• Exercise: Gather every line that includes the word "with", please.

-------- Data lines --------

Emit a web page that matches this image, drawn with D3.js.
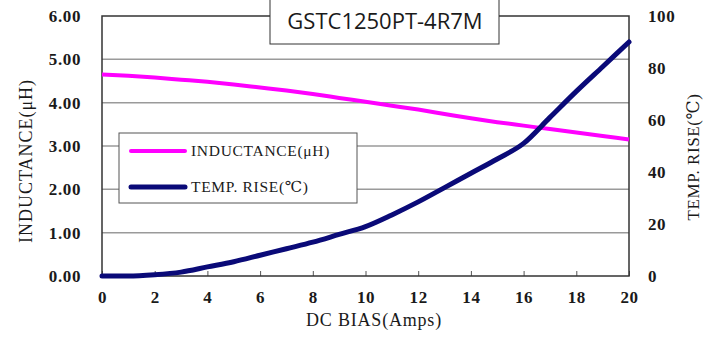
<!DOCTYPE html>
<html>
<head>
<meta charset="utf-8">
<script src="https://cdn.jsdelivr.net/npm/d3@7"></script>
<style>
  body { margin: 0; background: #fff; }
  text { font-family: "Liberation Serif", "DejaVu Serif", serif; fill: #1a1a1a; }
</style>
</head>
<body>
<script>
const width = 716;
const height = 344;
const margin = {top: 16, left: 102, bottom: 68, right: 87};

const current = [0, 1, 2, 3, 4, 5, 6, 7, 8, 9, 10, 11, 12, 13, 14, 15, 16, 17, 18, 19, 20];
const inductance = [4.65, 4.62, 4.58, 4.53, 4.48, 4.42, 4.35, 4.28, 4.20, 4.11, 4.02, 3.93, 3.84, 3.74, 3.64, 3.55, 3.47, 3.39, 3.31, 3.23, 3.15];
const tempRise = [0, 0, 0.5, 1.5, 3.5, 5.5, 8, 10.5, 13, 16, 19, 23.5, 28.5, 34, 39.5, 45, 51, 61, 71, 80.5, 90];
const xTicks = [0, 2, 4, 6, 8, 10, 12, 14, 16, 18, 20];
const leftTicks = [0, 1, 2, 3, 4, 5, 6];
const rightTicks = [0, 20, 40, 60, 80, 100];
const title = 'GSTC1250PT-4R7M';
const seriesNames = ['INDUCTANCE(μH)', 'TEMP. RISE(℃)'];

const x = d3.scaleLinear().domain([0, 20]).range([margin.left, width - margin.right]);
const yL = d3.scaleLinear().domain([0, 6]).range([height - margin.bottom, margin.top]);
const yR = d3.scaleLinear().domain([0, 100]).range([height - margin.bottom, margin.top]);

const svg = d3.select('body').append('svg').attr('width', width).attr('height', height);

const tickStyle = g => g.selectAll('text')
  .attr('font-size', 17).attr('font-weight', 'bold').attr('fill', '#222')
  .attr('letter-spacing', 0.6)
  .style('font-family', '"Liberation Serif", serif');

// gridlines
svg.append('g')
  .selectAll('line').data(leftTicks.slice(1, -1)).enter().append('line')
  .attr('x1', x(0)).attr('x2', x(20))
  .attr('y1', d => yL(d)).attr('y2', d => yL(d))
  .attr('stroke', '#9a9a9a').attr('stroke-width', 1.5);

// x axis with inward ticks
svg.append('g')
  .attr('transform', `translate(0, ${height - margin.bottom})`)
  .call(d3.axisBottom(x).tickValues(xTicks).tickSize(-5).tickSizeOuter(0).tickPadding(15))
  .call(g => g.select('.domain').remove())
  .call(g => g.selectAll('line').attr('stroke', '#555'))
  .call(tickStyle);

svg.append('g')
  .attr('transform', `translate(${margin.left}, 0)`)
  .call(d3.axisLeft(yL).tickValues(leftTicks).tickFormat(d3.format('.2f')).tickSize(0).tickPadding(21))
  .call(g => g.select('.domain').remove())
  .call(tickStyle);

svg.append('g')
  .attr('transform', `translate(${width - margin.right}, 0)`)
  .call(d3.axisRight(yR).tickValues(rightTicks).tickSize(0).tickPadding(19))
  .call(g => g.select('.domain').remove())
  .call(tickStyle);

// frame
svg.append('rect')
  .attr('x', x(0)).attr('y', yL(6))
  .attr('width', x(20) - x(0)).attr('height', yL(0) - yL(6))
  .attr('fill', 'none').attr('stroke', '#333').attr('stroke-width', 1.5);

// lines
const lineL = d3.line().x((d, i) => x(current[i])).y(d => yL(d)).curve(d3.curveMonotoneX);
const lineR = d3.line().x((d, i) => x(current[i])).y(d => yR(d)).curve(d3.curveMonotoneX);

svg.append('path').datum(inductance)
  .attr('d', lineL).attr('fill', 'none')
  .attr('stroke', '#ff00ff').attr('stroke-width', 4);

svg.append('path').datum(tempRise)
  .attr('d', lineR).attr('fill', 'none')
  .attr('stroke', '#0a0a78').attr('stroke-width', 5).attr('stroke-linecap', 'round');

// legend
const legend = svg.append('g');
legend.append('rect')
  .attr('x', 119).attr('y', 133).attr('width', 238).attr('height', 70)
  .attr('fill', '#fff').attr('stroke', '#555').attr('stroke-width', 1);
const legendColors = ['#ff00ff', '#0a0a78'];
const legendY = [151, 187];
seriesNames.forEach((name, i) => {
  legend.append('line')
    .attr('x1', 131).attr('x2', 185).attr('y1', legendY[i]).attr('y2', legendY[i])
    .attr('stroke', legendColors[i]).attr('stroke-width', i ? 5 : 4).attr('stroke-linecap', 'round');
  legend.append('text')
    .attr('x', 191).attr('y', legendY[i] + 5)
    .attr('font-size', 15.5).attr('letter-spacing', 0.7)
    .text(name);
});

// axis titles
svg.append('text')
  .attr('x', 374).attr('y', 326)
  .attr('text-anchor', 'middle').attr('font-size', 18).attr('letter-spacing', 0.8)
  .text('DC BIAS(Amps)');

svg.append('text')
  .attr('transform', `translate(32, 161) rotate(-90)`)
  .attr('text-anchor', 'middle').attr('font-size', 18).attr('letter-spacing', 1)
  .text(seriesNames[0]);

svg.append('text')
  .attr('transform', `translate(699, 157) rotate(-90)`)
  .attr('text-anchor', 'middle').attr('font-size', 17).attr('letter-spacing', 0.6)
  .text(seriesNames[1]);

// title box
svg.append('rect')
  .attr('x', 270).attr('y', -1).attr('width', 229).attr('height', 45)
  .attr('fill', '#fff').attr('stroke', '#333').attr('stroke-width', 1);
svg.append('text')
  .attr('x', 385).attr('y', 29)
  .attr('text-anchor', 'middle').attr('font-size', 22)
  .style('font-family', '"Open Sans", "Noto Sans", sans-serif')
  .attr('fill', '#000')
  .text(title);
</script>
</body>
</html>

--------

• Worked solution:
Emit a web page that matches this image, drawn with D3.js.
// x axis with inward ticks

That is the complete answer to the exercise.